ROANOKE TIMES

                         Roanoke Times
                 Copyright (c) 1995, Landmark Communications, Inc.

DATE: SATURDAY, July 29, 1995                   TAG: 9508010004
SECTION: EXTRA                    PAGE: B-10   EDITION: METRO 
SOURCE: MIKE MAYO CORRESPONDENT
DATELINE:                                 LENGTH: Medium


BULLOCK IS WORTH CATCHING IN `THE NET'

"The Net" is a chase thriller of the old school, a throwback to "North by Northwest" and "The Man Who Knew Too Much."

But that's where any comparisons to Hitchcock end. Director Irwin Winkler tells the story well enough, and he got another winning performance from star Sandra Bullock. Unfortunately, he is not able to sustain the atmosphere of fear and suspicion that makes Hitchcock's films so deliciously suspenseful.

The problem is a script, credited to Winkler and four other writers, that wanders away from its central concerns and, at the same time, mishandles the villains. Offsetting those flaws is Sandra Bullock, one of the most popular and likeable actresses in the business today, and the film makes full use of her talents. And the situation in which her character, Angela Bennett, finds herself is one that many viewers will identify with immediately.

Angela is a computer technician who specializes in software viruses and other bugs. She works by telecommuting from her home in Venice, Calif., to Cathedral Software in San Francisco. Her computer is her life. Beyond work, she uses it to chat with unseen friends on the Internet and even to order her nightly pizza. If it weren't for the occasional FedEx delivery, she might not have any human contact.

Her Mexican vacation is long overdue, but on the eve of it, a co-worker contacts her about a curious wrinkle he's found in a new program. It's a trick that allows the user to tap into all sorts of places she shouldn't be tapping - medical records, law enforcement files, that sort of thing.

Of course, it's also part of a larger electronic conspiracy that decides Angela must be eliminated. Their henchman, nicely underplayed by Jeremy Northam, has many ways to eliminate Angela. Our identities, after all, are little more than a collection of files kept by the DMV, tax offices, banks, credit companies. If someone could remove a woman's name from those records and steal her ID cards, then who would that woman be? How could she prove that she is who she claims to be?

That side of the story works well. It touches fears and frustrations shared by anyone who's ever been told "the computer's down." The film isn't as effective on a more immediate, physical level. This kind of thriller has to move.

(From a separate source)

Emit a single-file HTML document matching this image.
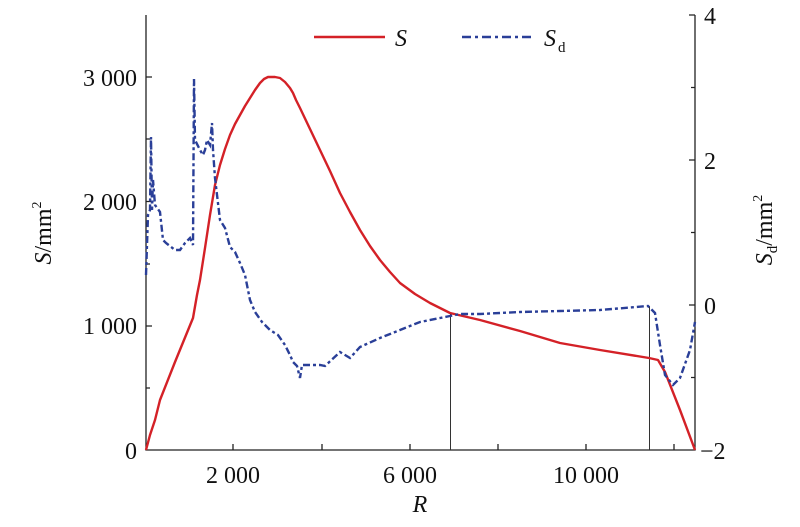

The protagonist is either running away from something or trying to get to something else. That's when the director can tighten the screws by bringing the pursuers closer or making the situation more threatening.

Perhaps because Winkler decided to give his star room to create a character, the middle of the film seems to lack the sharp focus of a good chase. Also, the ending reveals a "surprise" villain who has been obvious to the audience for about an hour. But that same villain has no real personality or presence in the film; he never even appears in the same scene with Angela.

In many ways, "The Net" is not much different from "The Pelican Brief," but it's never as viscerally involving as "The Fugitive." For '90s chase thrillers, that's still the one to beat.

The Net

***

A Columbia release playing at the Salem Valley 8 and Valley View 6. 118 min. Rated PG-13 for violence, language, subject matter.